The legislation would require the Judicial Conference to set up a process for taking in ethics complaints about the justices, and for investigating those complaints. It would require justices to explain their decisions to recuse or not recuse from a case, and if a justice has turned down a motion to disqualify, it would allow the rest of the Court to disqualify the justice.
Lawmakers and ethics experts have for decades questioned the way the Supreme Court handles ethics issues — that is, internally and with varying degrees of disclosure.

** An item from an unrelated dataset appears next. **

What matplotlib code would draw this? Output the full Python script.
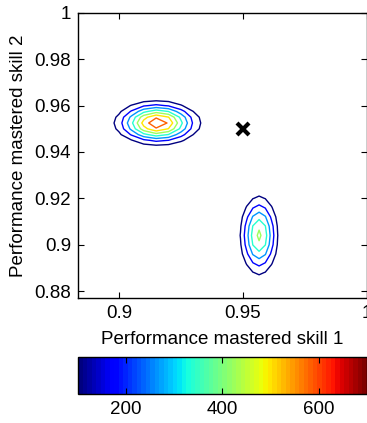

Click here for a story in Legal Times from 2005, amid a rash of recusals related to stock ownership, and here for a story from last month.
The latest push comes as liberal advocacy groups have increased their scrutiny of Justice Clarence Thomas, his wife’s advocacy work and his attendance at an event organized by energy executive and conservative donor Charles Koch. Last week, more than 100 law professors signed a letter (PDF) favoring ethics legislation aimed at the Supreme Court.
“Every week it seems, we have a new reason for this Congress, both Republicans and Democrats, to take seriously the growing problem of potential conflicts of interest on that court, especially as it seeks to take on some of the most important legislative acts passed by this Congress,” Rep. Chris Murphy (D-Conn.), the bill’s chief sponsor, said at a news conference.
Murphy said the justices’ recusal decisions leave the public with too little information. “There is often a mystery as to why a recusal doesn’t happen, and there is often mystery as to why a recusal does happen,” he said.
The legislation would subject justices to the same Judicial Conference code of conduct that governs other federal judges. By tradition, the justices already abide by it, as we reported in 2005, and the justices are covered by the federal statute governing conflicts of interest for federal judges.
“The highest court should not be held to the lowest standards,” Arn Pearson, vice president of Common Cause, said during the same news conference. Common Cause has been sharply critical of Thomas in recent weeks.
Rep. Anthony Weiner (D-N.Y.) is a co-sponsor of the legislation. No Republicans have signed on to it, though some GOP lawmakers have pushed for the creation of an inspector general within the judicial branch.
Supreme Court spokeswoman Kathy Arberg said the Court has no comment.
Updated at 4 p.m. with additional reporting.
I can't believe someone is comparing Thurgood Marshall's relationship to the NAACP with Clarence Thomas' ties to corporate America. Talk about apples and oranges! Wow!
Posted by: Jim Rogers | March 02, 2011 at 11:28 AM
"their transparently partisan attack ... has absolutely no credibility and should be ignored."
Oh, you mean sort of like that comment?
Posted by: Peter Harrell | March 02, 2011 at 10:15 AM
Would the leftwing kooks now impugning the integrity of Justices Scalia and Thomas have called for Justice Thurgood Marshall to recuse himself from all cases in which the NAACP, his former employer, had had an interest? Of course they wouldn't have, which is why their transparently partisan attack on the court has absolutely no credibility and should be ignored.
Darren McKinney
Washington
Posted by: Darren McKinney | March 02, 2011 at 10:02 AM
Well, it's about time. Most judges and prosecutors on the local level have a monatary interest in sending people to prison because they own stock in private prisons around the country. At around 50k per year, per inmate, it quickly adds-up to profit for the shareholders,at our expense. Recusal for federal judges...who has in the past overseen that issue? Time to get this matter under control, and, the judges should start to follow prior case law instead of just making law up as they go and then not recommeding full-text publication of their unlawfull ruling.